Lago Los Farios (private lake):
For many people, the thought of lake fishing conjures up images of vast, featureless expanses of water and hours of mind-numbing trolling, hoping for some unseen denizen of the deep to somehow find their lure and bite. Not very scintillating stuff. The lake and laguna fishing at Rex's couldn't be further from this kind of picture. Imagine instead small, manageable-sized lakes and ponds, the kind you can often float tube around in an hour, or less. Visualize shallow, clear water, where you can see many of the beautifully- marked 12 - 20 inch browns before you cast to them. Consider that these fish see only a handful of anglers each year, and often rise eagerly and aggressively to large dry flies, as well as chasing midsized streamers and nymphs. In addition, some of the lagunas are tiny; the kind you sneak up to, not really believing anything bigger than a guppy could possibly live in, then stand slack-jawed as a big brown head engulfs your hopper off the surface, the owner of which, when you set the hook proceeds to cartwheel wildly across the top of the water. No, trolling this DEFINITELY is not!
It's a great trip for those who enjoy riding horses. Our horses are very mellow. It's a relatively easy 1.5 hour ride (4 miles) beginning in arid open country on the upper river where the mountains just start to begin to settle down before melding into the open Patagonian pampas to the east. The trail rises up several hundred feet through this spectacular open mountain country before eventually leading into an old growth Lenga forest (Southern Beech) that surrounds the entire lake.
"The lake (which we are now calling Lago Los Farios) is a mile and a half in length and truly pristine with fantastically clear water. One of our guests and guides last year had the rare experience of sighting an endangered Huemul (Andean Deer) close up as it waded along the lake's edge. There is a very large and healthy population of brown trout that averaging between 15 - 19 inches that are incredibly stout and hard fighting. We believe that a prolific scud population is what contributes to their exceptional condition. Dragonflies are abundant and we often have great success taking fish on large drys (Gypsy Kings, Chernobyl Ants, etc.) throughout the season. As always, weather conditions dictate the techniques that we employ to take fish, with warm days typically providing the best surface action." - Rex Bryngelson
What Makes This Destination Special and Unique?
• La Posada de Los Farios is a restored ranch house on the scenic banks of the Rio Cisnes, replete with the feeling of real Patagonia and the gaucho lifestyle. It is very remote, and it's rare to ever see another angler on any of the water they fish. A week here is like stepping back in time, both culturally and fishing-wise... you'll return home knowing you've experienced authentic Patagonia.
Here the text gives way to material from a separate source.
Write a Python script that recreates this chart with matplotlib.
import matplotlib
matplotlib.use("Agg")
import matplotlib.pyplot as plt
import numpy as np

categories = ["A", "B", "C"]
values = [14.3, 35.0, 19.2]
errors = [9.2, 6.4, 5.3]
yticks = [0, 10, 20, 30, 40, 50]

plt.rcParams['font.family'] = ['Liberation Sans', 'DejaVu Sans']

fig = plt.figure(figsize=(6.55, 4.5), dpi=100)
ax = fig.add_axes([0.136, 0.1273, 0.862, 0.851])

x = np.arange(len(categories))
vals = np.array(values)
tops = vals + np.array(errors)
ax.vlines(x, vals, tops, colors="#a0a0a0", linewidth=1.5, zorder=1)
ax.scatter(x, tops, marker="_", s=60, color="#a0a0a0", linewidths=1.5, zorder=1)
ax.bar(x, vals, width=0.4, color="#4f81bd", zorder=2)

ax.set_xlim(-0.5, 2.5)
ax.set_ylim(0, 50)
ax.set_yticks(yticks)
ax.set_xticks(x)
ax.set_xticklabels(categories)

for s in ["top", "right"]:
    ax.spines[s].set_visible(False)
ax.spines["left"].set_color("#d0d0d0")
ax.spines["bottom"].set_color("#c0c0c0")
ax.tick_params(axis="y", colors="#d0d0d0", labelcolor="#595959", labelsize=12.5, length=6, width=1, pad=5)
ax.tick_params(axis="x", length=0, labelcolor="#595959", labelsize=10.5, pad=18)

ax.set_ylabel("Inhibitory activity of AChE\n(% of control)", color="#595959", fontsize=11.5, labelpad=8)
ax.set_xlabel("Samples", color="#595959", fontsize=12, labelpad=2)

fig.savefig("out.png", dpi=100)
The lodging is comfortable, so you'll wake up each morning refreshed and ready for another day on the water; the fishing is largely from rafts, making for beautiful daily floats and productive fishing; and the food is delicious, leaving you excited for each new meal!
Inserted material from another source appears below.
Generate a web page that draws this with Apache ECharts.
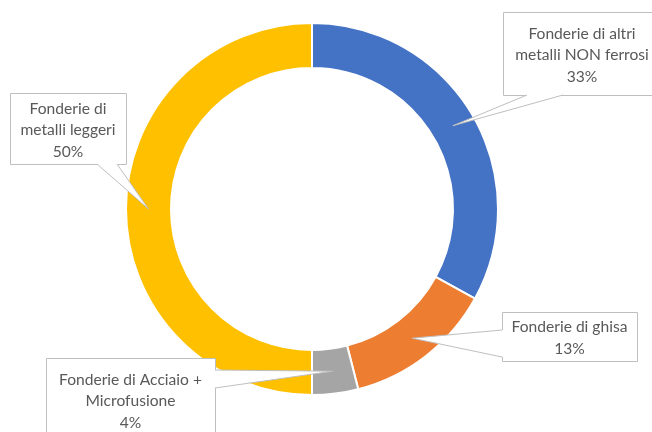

• Unlike most local fly fishing lodges, La Posada de Los Farios is happy to host anglers for less than full weeklong stays, with no set arrival and/or departure days. This makes it the perfect destination to add to other lodge stays, or for those who are in the country for other reasons and simply want to add several fishing days to their travel schedule. Travel to and from Trouters is simple, which lets you concentrate on enjoying a wonderful fly fishing holiday.
• La Posada de Los Farios' fishing program is based around numerous different floats on their home water, the Rio Cisnes. These floats vary from smaller water flowing through open meadows at its upper end, to big water serpentining through deep, rugged canyons downstream. And all of it offers prime fishing with large foam dry flies and streamers, all season long, making for a lot of beautiful and productive days. As well, owner Rex Bryngelson has a private lake reached only via horseback that is loaded with chunky brown trout, many of whom will eagerly inhale large dries. If you enjoy fishing dry flies and streamers in solitude, you won't be disappointed at La Posada. There are no down days here; every day is a fishing day. No matter what the weather and conditions, the guides will have you fishing in productive water every day of your stay.
• Host and head guide Rex Bryngelson is an American who moved to Chile decades ago, married a beautiful Chilean wife, and they have run their lodge on the banks of the Cisnes ever since. This gives guests the best of all worlds - an owner who speaks perfect English and completely understands the American culture and what it is North Americans want, and a Chilean native who infuses the lodge experience with authentic Chilean culture. This touches all aspects of the trip, from the fishing, to the accommodations, to the cuisine!
• La Posada de Los Farios is a small operation, accommodating a maximum of 8 guests at a time. This is no big corporate lodge, but a family-run operation where personal attention and flexibility in the daily fishing program is the norm. Your fly fishing trip will be custom tailored to your wants and needs and you will go home with wonderful memories and as a new member of the Bryngelson family.